Résister et choisir sa vie

Bonjour,

Le confinement, encore ! Voilà donc la réponse de notre gouvernement à l’épidémie qui touche essentiellement les personnes les plus âgées. J’écoutais hier encore les paroles de mon père, médecin, 95 ans : « C’est idiot. Arrêter tout le monde pour éviter que des vieux meurent alors qu’ils mourront de toutes façons dans un an ou deux. S’ils meurent aujourd’hui, qu’est ce que ça peut faire ? »

Je ne vais pas revenir sur la gestion de la crise — que je critique depuis le début. Mais je vais revenir sur ce terrain essentiel de l’organisation de nos vies.
Car les mesures qui sont prises viennent la mettre à mal.

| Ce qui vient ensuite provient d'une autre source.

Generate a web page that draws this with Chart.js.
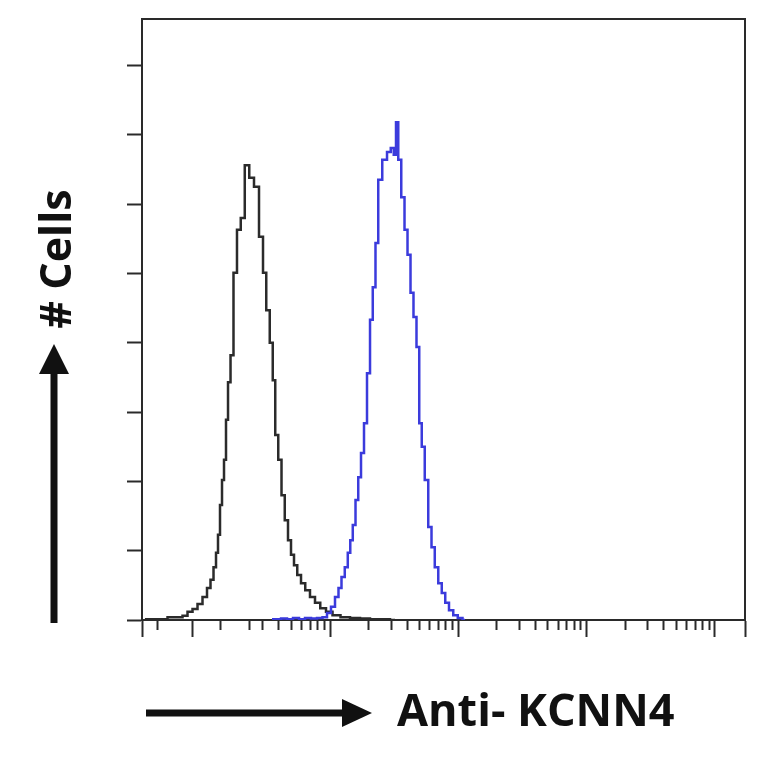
<!DOCTYPE html>
<html>
<head>
<meta charset="utf-8">
<script src="https://cdn.jsdelivr.net/npm/chart.js@4.4.1/dist/chart.umd.min.js"></script>
<style>
  html, body { margin: 0; padding: 0; background: #fff; }
  #marco { position: relative; width: 764px; height: 764px; }
  #grafica { position: absolute; left: 0; top: 0; }
  svg { position: absolute; left: 0; top: 0; }
  .titulo { position: absolute; font-family: "Open Sans", sans-serif; font-weight: 700; color: #111; white-space: nowrap; line-height: 1; }
  #tituloY { left: 54px; top: 259px; font-size: 43px; transform: translate(-50%, -50%) rotate(-90deg); }
  #tituloX { left: 397px; top: 686px; font-size: 45px; }
</style>
</head>
<body>
<div id="marco">
  <canvas id="grafica" width="764" height="764"></canvas>
  <svg width="764" height="764">
    <line x1="54" y1="623" x2="54" y2="370" stroke="#111" stroke-width="7"/>
    <polygon points="54,344 39,374 69,374" fill="#111"/>
    <line x1="146" y1="713" x2="346" y2="713" stroke="#111" stroke-width="7"/>
    <polygon points="372,713 342,699 342,727" fill="#111"/>
  </svg>
  <div class="titulo" id="tituloY"># Cells</div>
  <div class="titulo" id="tituloX">Anti- KCNN4</div>
</div>
<script>
// Rango del eje X (intensidad, escala logaritmica)
const xMin = 0.3425;
const xMax = 17160;
// Marcas del eje X
const marcasMayores = [0.3425, 0.855, 10, 100, 1000, 10000, 17160];
const marcasMenores = [0.456, 1.41, 2.34, 3, 4, 5, 6, 7, 8, 9,
    20, 30, 40, 50, 60, 70, 80, 90,
    200, 300, 400, 500, 600, 700, 800, 900,
    2000, 3000, 4000, 5000, 6000, 7000, 8000, 9000];
// Eje Y (# celulas)
const yMax = 867;
const marcasY = [0, 100, 200, 300, 400, 500, 600, 700, 800];

// Control (negro)
const intensidadControl = [0.361, 0.395, 0.4325, 0.473, 0.518, 0.566, 0.619, 0.678, 0.741, 0.811,
    0.887, 0.970, 1.061, 1.140, 1.203, 1.270, 1.316, 1.364, 1.414, 1.466,
    1.519, 1.575, 1.633, 1.723, 1.817, 1.953, 2.080, 2.255, 2.444, 2.674,
    2.925, 3.087, 3.287, 3.499, 3.660, 3.828, 4.077, 4.302, 4.581, 4.834,
    5.102, 5.384, 5.734, 6.160, 6.676, 7.303, 7.991, 8.820, 9.822, 11.14,
    13.09, 15.66, 18.74, 22.42, 26.84, 32.11];
const celulasControl = [1, 1, 1, 1, 1, 4, 4, 4, 6, 12,
    16, 23, 33, 46, 58, 76, 97, 123, 166, 202,
    231, 289, 343, 382, 501, 563, 580, 656, 638, 625,
    553, 501, 447, 400, 346, 267, 231, 180, 144, 115,
    94, 79, 65, 53, 43, 33, 25, 17, 12, 7,
    4, 3, 2, 1, 1, 0];

// Anti-KCNN4 (azul)
const intensidadKCNN4 = [3.531, 3.933, 4.381, 4.878, 5.433, 6.050, 6.737, 7.504, 8.358, 9.141,
    9.822, 10.55, 11.34, 11.96, 12.63, 13.45, 14.07, 14.71, 15.39, 16.23,
    16.98, 17.92, 18.91, 19.96, 21.07, 22.02, 23.24, 24.31, 26.84, 28.84,
    30.70, 32.11, 33.29, 34.81, 37.07, 39.12, 41.28, 43.56, 45.96, 48.51,
    50.73, 53.06, 56.51, 60.17, 63.51, 67.64, 72.02, 76.66, 81.63, 87.71,
    95.10, 103.1, 112.8];
const celulasKCNN4 = [1, 1, 2, 1, 3, 1, 3, 2, 3, 4,
    10, 19, 33, 46, 62, 76, 97, 115, 137, 173,
    206, 241, 284, 356, 433, 480, 544, 635, 664, 675,
    681, 671, 718, 664, 610, 563, 527, 472, 437, 394,
    284, 250, 202, 134, 105, 76, 53, 39, 25, 14,
    7, 3, 0];

const colorEje = '#2a2a2a';

function aPuntos(xs, ys) {
    return xs.map((x, i) => ({ x: x, y: ys[i] }));
}

const ctx = document.getElementById('grafica').getContext('2d');
const grafica = new Chart(ctx, {
    type: 'line',
    data: {
        datasets: [
            {
                label: 'Anti-KCNN4',
                data: aPuntos(intensidadKCNN4, celulasKCNN4),
                borderColor: '#3b3bdc',
                borderWidth: 2.5,
                pointRadius: 0,
                stepped: 'middle',
                fill: false,
            },
            {
                label: 'Control',
                data: aPuntos(intensidadControl, celulasControl),
                borderColor: '#2b2b2b',
                borderWidth: 2.5,
                pointRadius: 0,
                stepped: 'middle',
                fill: false,
            },
        ],
    },
    options: {
        responsive: false,
        animation: false,
        devicePixelRatio: 1,
        layout: { padding: { left: 127, right: 19, top: 19, bottom: 127 } },
        plugins: { legend: { display: false }, tooltip: { enabled: false } },
        scales: {
            // eje principal: marcas largas (decadas y bordes)
            x: {
                type: 'logarithmic',
                position: 'bottom',
                bounds: 'data',
                min: xMin,
                max: xMax,
                afterBuildTicks: (eje) => { eje.ticks = marcasMayores.map(v => ({ value: v })); },
                ticks: { display: false },
                grid: { drawOnChartArea: false, tickLength: 17, tickWidth: 2, tickColor: colorEje },
                border: { color: colorEje, width: 2 },
            },
            // marcas cortas sobre la misma linea base
            xMenor: {
                type: 'logarithmic',
                axis: 'x',
                position: { y: 0 },
                bounds: 'data',
                min: xMin,
                max: xMax,
                afterBuildTicks: (eje) => { eje.ticks = marcasMenores.map(v => ({ value: v })); },
                ticks: { display: false },
                grid: { drawOnChartArea: false, tickLength: 10, tickWidth: 2, tickColor: colorEje },
                border: { display: false },
            },
            // borde superior del marco
            xSup: {
                type: 'linear',
                axis: 'x',
                position: 'top',
                min: 0,
                max: 1,
                ticks: { display: false },
                grid: { drawOnChartArea: false, drawTicks: false },
                border: { color: colorEje, width: 2 },
            },
            y: {
                type: 'linear',
                position: 'left',
                min: 0,
                max: yMax,
                afterBuildTicks: (eje) => { eje.ticks = marcasY.map(v => ({ value: v })); },
                ticks: { display: false },
                grid: { drawOnChartArea: false, tickLength: 15, tickWidth: 2, tickColor: colorEje },
                border: { color: colorEje, width: 2 },
            },
            // borde derecho del marco
            yDer: {
                type: 'linear',
                axis: 'y',
                position: 'right',
                min: 0,
                max: 1,
                ticks: { display: false },
                grid: { drawOnChartArea: false, drawTicks: false },
                border: { color: colorEje, width: 2 },
            },
        },
    },
});
</script>
</body>
</html>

En effet le message des autorités est grosso-modo le suivant :

« Nous allons supprimer toutes les occasions de contamination sauf le travail et, en même temps, les mesures que nous prenons vont entraîner pour beaucoup d’entre vous la disparition d’une grande partie du travail et de l’activité. A ceux là nous imposons donc une diminution importante de revenus que nous ne comblerons pas... Et pour tous et pour un temps indéterminé nous allons contrôler vos relations sociales. Vous n’êtes plus maîtres de vos déplacements ni des relations que vous allez entretenir. Vous n’aurez ni réunions, ni fêtes, ni restaurant, ni pratiques sportives ou artistiques collectives... »

De notre côté nous pensons que la « casse du service public » organisée depuis trente ans au nom d’une logique gestionnaire de diminution drastique des coûts est la cause majeure de l’encombrement actuel des services de soin. Et non pas un virus, la COVID-19, qui fait, sommes toutes, partie des aléas sanitaires pour lesquels nous avons organisé notre système. Pour nous la solution pérenne n’est donc pas le confinement mais la restauration décidée et organisée de ces services publiques et l’abandon de cette logique purement comptable imbécile. Or cette perspective est totalement absente tant des discours de nos dirigeants que de leurs actes...
Nous ne pouvons donc adhérer sans réticences à l’objectif affiché — sauver des vies — pour justifier la mise en place de ce cirque incroyable qu’est le confinement. Suivre les consignes gouvernementales devient un non-sens, voire un vrai contre-sens...

Ce qui guette alors tous ceux qui, comme nous, sont critiques face à ces mesures, c’est l’obligation d’obéir à des consignes que nous jugeons absurdes. Nous sommes alors plongés dans une absence de sens. Absence qui fait croître le sentiment d’impuissance et peut nous pousser à la dépression.

Le problème qui se présente à nous — de façon plus aiguë encore qu’en mars — consiste donc à transformer cet ensemble de contraintes imposées en opportunités choisies. C’est à dire à transformer la diminution de l’activité travaillée (et des revenus) en temps disponible que nous pouvons maintenant, grâce à cette nouvelle organisation que nous allons mettre en place, investir dans des activités que nous avions dû jusque là délaisser.
Et si nos revenus baissent et que nous ne pouvons payer nos charges, il nous faut accepter de ne pas être les seuls responsables de nos dettes et ne pas consacrer tout notre temps à essayer de les payer. C’est une modification du rapport au collectif qui débute...

Choisir sa vie...

Mais faisons attention. Sommes nous capables d’un tel effort de remodelage de notre emploi du temps et de nos vies pour qu’il ne dure à nouveau que quelques mois ?
Si nous mobilisons nos ressources pour que nos vies restent vivables, c’est à dire pleine de sens, il est alors bien possible que l’organisation que chacun de nous aura trouvé ne se résorbera pas facilement ni sans douleur avec le retour des beaux jours et la disparition du virus... La reprise de l’activité risque de soulever autant de problème qu’est en train d’entraîner sa réduction.
Il est possible que nous entrions alors dans une bifurcation sociale qui pourrait avoir des conséquences majeures.